Chester Bennington and Forgiving God

MUNCY STATE PRISON

Still December 4th, 2024

9:04pm

My eyes are bloodshot. I’m exhausted. Better than being manic. Bingo tonight. Swiper and I both called Bingo at the same time, so they called another number as a tiebreaker, and Swiper won. Zuko later said that it was a metaphor for my life here: I win something and then Swiper steals it from me.

Funny.

One the radio:

“I let my guard down, 

And then you pulled the rug,

I was getting kind of used to being someone you loved…”
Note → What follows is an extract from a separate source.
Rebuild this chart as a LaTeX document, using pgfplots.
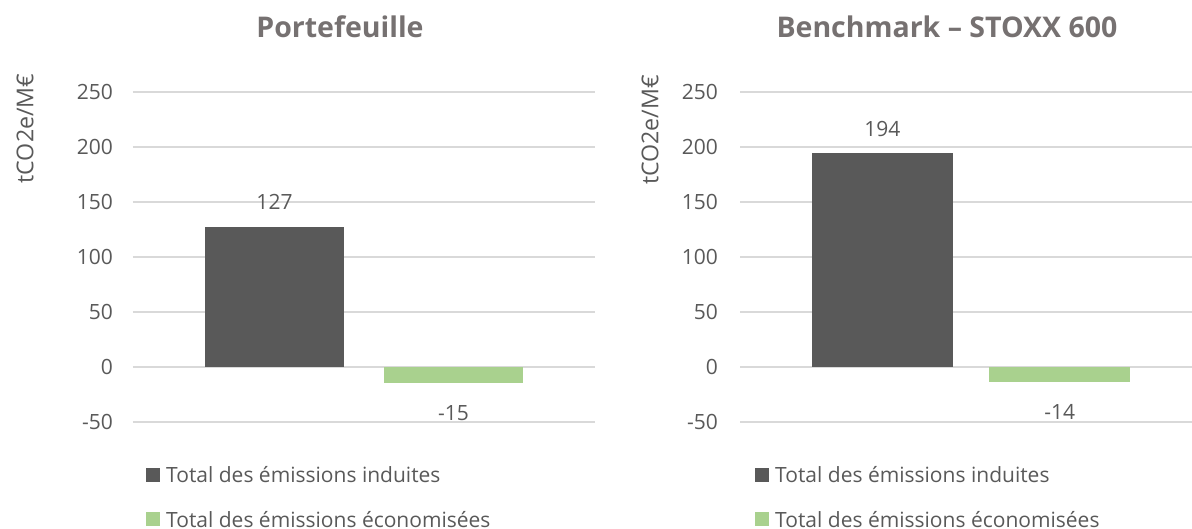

The “You’’ in this metaphor is God. In 2003, my life was going great, and then Ethan died and it never recovered, no matter how hard I tried.

In SUDS (Substance Use Disorder Something or Other) today we watched a part of a documentary of Chester Bennington, the lead singer of Linkin Park who killed himself. I fail to see what this has to do with addiction treatment, but whatever. Bennington said things while he was alive like, “I didn’t know who I was,” “I was a mess,” “I was surviving,” and “Life if tough, I’m kind of broken.” He also said, “Every year of my life has been a rough year,” and that he hated the world.

He sounds a lot like me.

I have to let my anger at God go, or I’m afraid I’m just going to keep attracting events and circumstances to my life that victimize me. I have to forgive God, but I don’t know how.

Daisy and I were talking today about how she’s an abuser-magnet.

I’m a tragedy magnet.

Look up Max Lucado– “Why Would You Do This to Me?”